What Not to Say When You Console a Person in Grief
  Vijai P. Sharma, Ph.D

 Whenever I do a bereavement workshop, members in the group invariably share their anger and hurt over a few unthoughtful words a friend or relatives said to them in sympathy.  The "aggrieved" person knows that the speaker of those words didn't intend to hurt them but it rubbed him or her the wrong way anyway.  People struggle with the question of what is the right thing to say.  I am often told by relatives and friends of a person in bereavement words to the effect, "I haven't called on him/her, I don't know what to say."   Some of them ask me what should they say. In this article, I will identify the most common guffaws blurted out of sympathy and make suggestions as to how you can replace them with more empathic statements.   

Guffaw # 1.  "We know how you feel."  The problem with that statement is that it makes a pretty big claim.  You can only know how you feel but 
you can't know how the other person is feeling.  It may be appropriate thing to say for a person who is also in mourning at the time and his or her loss is pretty equitable. For everyone else, more appropriate response is, "I can't even imagine (or I can only imagine) what you must be feeling."  
Guffaw # 2.  "How old was your dad?"  Mourner says, "eighty-two."  Person in sympathy says, "He lived a pretty good while.  You should be thankful that you had him for so long."   Vow!  To say that is almost an enemy action.  It seems that the person in sympathy is saying, "Look.
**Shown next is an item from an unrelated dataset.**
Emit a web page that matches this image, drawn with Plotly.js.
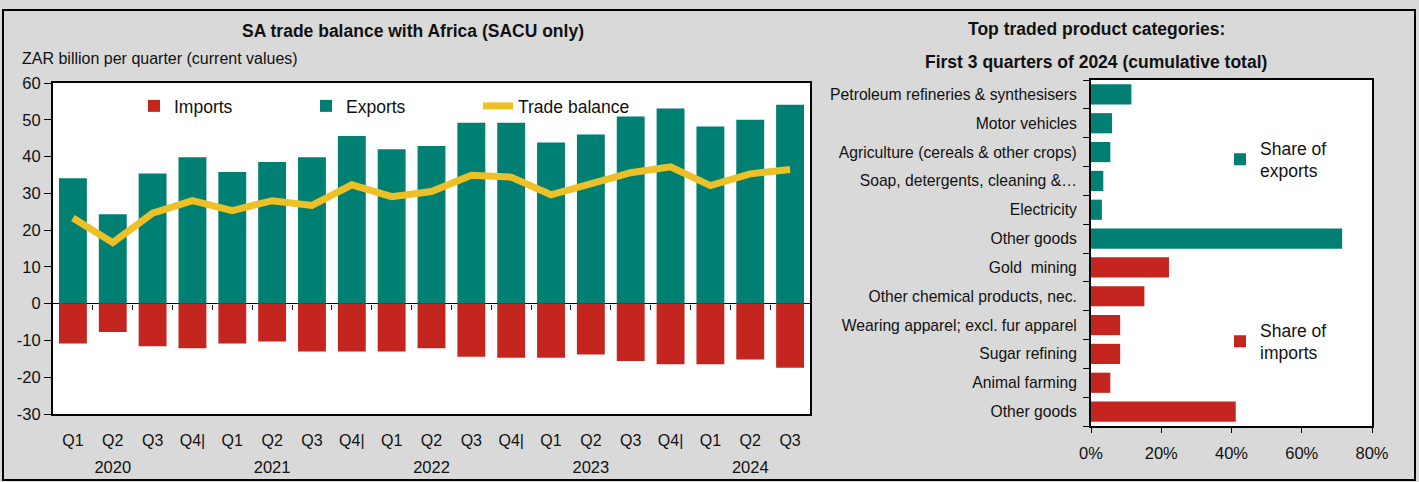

The man was old.  He lived a full life.  I'm off the hook.  I don't need to feel bad for you and you don't need to feel bad for yourself either."  The correct response, if the age is mentioned anyhow, is to say, "It doesn't matter how old your parents get.  You always miss them when they're gone."    

Guffaw # 3.  "You know he (or she) wouldn't have wanted you to feel this way."  Hey, Mr. or Mrs. in sympathy, what are you doing?  You are putting the person in bereavement on a guilt trip.  Furthermore, you are saying to the bereaved, "Next time when you cry and hurt, you should know that you're doing something against the wishes of your loved one."  That's a hard cross to bear.   It is best to avoid any such reference to the bereaved.  However, if the bereaved has remained withdrawn and isolated from other closely related survivors for a long period, it may be appropriate to say that the deceased person would've wanted his or her loved ones to get on with their lives.       

Guffaw # 4.  "You know you may not believe it now, but you'll get over it."   It appears to be the right thing to say.  After all, you're holding hope out to the bereaved.  You're only saying there is light at the end of the tunnel, how could anybody argue with that.  Right?  It can rub the bereaved in the wrong way.  The bereaved, in fact may be saying, "I will never get over it.   Nothing can ever fill the loss for me for the rest of my life.  As long as I live…."   To make a statement like that, you've to know where the bereaved is at.  If this statement is made prematurely, it will create resentment.  But let's suppose, the bereaved asks you, "will I always be hurt like this?"  It is all right to say, "I know you're hurting bad right now, but one day you shall overcome it."      

Guffaw # 5.  "It was just his (or her) time to go."  May be so, but saying it doesn't make it easy for the bereaved.  Person in bereavement can't see it that way, it's only outsiders who can think along those lines.  Those who are in mourning, have to protest against what just happened in their lives.  However, if you see that the bereaved is tormented over what he or she could have done to prevent the loss, it may be in order to say that there are things that are not in control of anybody.    

Guffaw # 6. "It was not meant to be."  This is along the same lines as guffaw #5.  Use the same discretion as mentioned in the above.  

Guffaw # 7.  "You're strong enough to deal with it."  Who says so!   Only the person in bereavement decides if and when they are strong enough to deal with it.  A person's strength shouldn't be weighed against how well they are dealing with their grief.  Mourning is about the loss one experiences and not about how much strength the mourner has.  An appropriate response may be to say to the bereaved, "May you get the strength to bear your loss." 

 We want to be effective in whatever we do.  So when we express sympathy, we want to see immediate results.  This builds up pressure on the person in bereavement.  It is as if we are saying to the bereaved, "I've sat here for the last thirty minutes, now you should feel better.  Don't expect anything.

The golden rule in expressing sympathy is observance of silence.  Remember that silence is golden, or divine if you prefer.  Whenever in doubt as to what to say or what impact your words may have on the bereaved, don't say anything.  Use the nonverbal language.  Holding hand, shaking hand, giving a hug or a smile with eye contact can "speak" adequately about what you want to express.